Wenig Essen, schlechte Betreuung: Hunderte unbegleitete minderjährige Geflüchtete sind in Berlin nur notdürftig versorgt. Auch andere Städte kommen an ihre Grenzen.

Darauf haben die etwa 20 Jugendlichen einige Stunden gewartet: Sie stürzen sich auf die Bänke und Stühle und greifen sich ihre Teller, auf denen sich nun Nudeln mit Gemüse und Tomatensauce türmen und Salat mit Tomaten und Gurken. Bei der Hilfsorganisation Moabit hilft im Berliner Norden bekommen sie eine willkommene Abwechslung zu den Reisgerichten und dem Pide-Brot mit Käse, die sie sonst so oft essen. Das Essen verschwindet schnell von den Tellern, geredet wird wenig. Nach wenigen Minuten stapelt sich ein Turm aus Papptellern auf dem Tisch, die Jugendlichen springen auf, reden wieder lauter auf Farsi, Arabisch und Kurdisch. Nach und nach machen sie sich auf den Weg zurück – in eine Unterkunft der Stadt Berlin, aus der sie so schnell wie möglich raus wollen.

Sie alle sind ohne Eltern oder andere erwachsene Verwandte nach Deutschland gekommen. Und sie treffen dort auf ein überlastetes System. Es gebe in ihrer Unterkunft zu wenig und zu schlechtes Essen, keine neue Kleidung, kaum Lern- und Freizeitangebote, die Duschen und Toiletten seien verdreckt und zum Teil nicht nutzbar, beschweren sich die Jugendlichen. „Ich dachte, in Deutschland werden die Menschen respektiert“, sagt Mohammed*. Der 16-Jährige kam im September mit großen Hoffnungen nach Berlin, will hier studieren und seine Familie in Syrien von hier aus unterstützen. Er ist enttäuscht, wie der deutsche Staat ihn behandelt.

Auch die Senatsverwaltung sah Verbesserungsbedarf und sorgte für einen Catererwechsel. In der Unterkunft sei es vermehrt zu Vandalismus durch die Jugendlichen gekommen, teilt die Senatsverwaltung auch mit. Der Jugendhilfeträger Navitas, der die Unterkunft betreibt, räumt die Vorwürfe ebenfalls teilweise ein: Es habe anfangs Probleme bei der Taschengeldauszahlung gegeben, das Essen sei zu Beginn zu wenig abwechslungsreich gewesen.

„Die Jugendhilfe ist am Anschlag“, sagt Diana Henniges, Gründerin und Vorstandsmitglied von Moabit hilft.
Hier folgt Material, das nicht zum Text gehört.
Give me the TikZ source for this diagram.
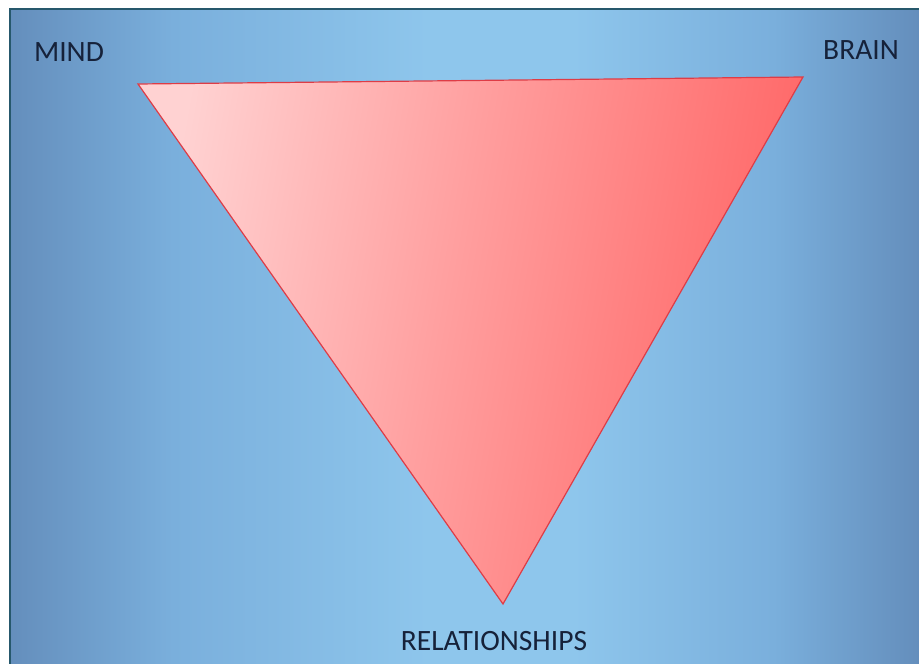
\documentclass[tikz,border=0pt]{standalone}
\usepackage{fontspec}
\setmainfont{Carlito}
\definecolor{bginner}{RGB}{142,198,236}
\definecolor{bgmid}{RGB}{122,175,220}
\definecolor{bgouter}{RGB}{100,142,188}
\definecolor{frameline}{RGB}{38,88,108}
\definecolor{trilight}{RGB}{255,210,210}
\definecolor{trimid}{RGB}{255,158,158}
\definecolor{trired}{RGB}{255,100,100}
\definecolor{triedge}{RGB}{222,60,70}
\definecolor{labeltext}{RGB}{22,34,58}
\pgfdeclarehorizontalshading{bgshade}{100bp}{color(0bp)=(bgouter); color(25bp)=(bgouter); color(34bp)=(bgmid); color(48bp)=(bginner); color(56bp)=(bginner); color(67bp)=(bgmid); color(75bp)=(bgouter); color(100bp)=(bgouter)}
\pgfdeclarehorizontalshading{trishade}{100bp}{color(0bp)=(trilight); color(25bp)=(trilight); color(48bp)=(trimid); color(75bp)=(trired); color(100bp)=(trired)}
\tikzset{
  lbl/.style={font=\fontsize{29.5}{33}\selectfont, text=labeltext, inner sep=0pt, anchor=center},
  tri/.style={shading=trishade, shading angle=-10},
  triline/.style={draw=triedge, line width=1.2pt, line join=miter},
}
\begin{document}
\begin{tikzpicture}[x=1pt,y=-1pt]
\useasboundingbox (0,0) rectangle (919,664);
\fill[white] (0,0) rectangle (919,664);
\shade[shading=bgshade] (9,8) rectangle (919,664);
\draw[frameline, line width=2.5pt] (10,664) -- (10,9) -- (919,9);
\coordinate (tl) at (138,84);
\coordinate (tr) at (803,77);
\coordinate (bt) at (503,604);
\shade[tri] (tl) -- (tr) -- (bt) -- cycle;
\draw[triline] (tl) -- (tr) -- (bt) -- cycle;
\node[lbl] (mind) at (69,52) {MIND};
\node[lbl] (brain) at (861,50) {BRAIN};
\node[lbl] (rel) at (494,641) {RELATIONSHIPS};
\end{tikzpicture}
\end{document}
Sie warnt: „Wir dürfen die Standards nicht noch weiter absenken.“ Normalerweise hilft der Verein Flüchtlingen bei Fragen und verteilt Sachspenden. Seit wenigen Wochen bekocht sie auch regelmäßig unbegleitete minderjährige Flüchtlinge. Eigentlich wäre es die Aufgabe des Landes Berlin, sich um die Jugendlichen zu kümmern. Aber die Stadt scheint mit der Aufgabe überfordert zu sein. Die zuständige Senatsverwaltung für Bildung, Jugend und Familien spricht selbst von einer „extrem herausfordernden Situation“. In Berlin wurden in diesem Jahr bislang 2.293 unbegleitete Jugendliche registriert – mehr gab es bislang nur 2015, als mehr als 4.200 minderjährige Flüchtlinge hier ohne Begleitung Schutz suchten.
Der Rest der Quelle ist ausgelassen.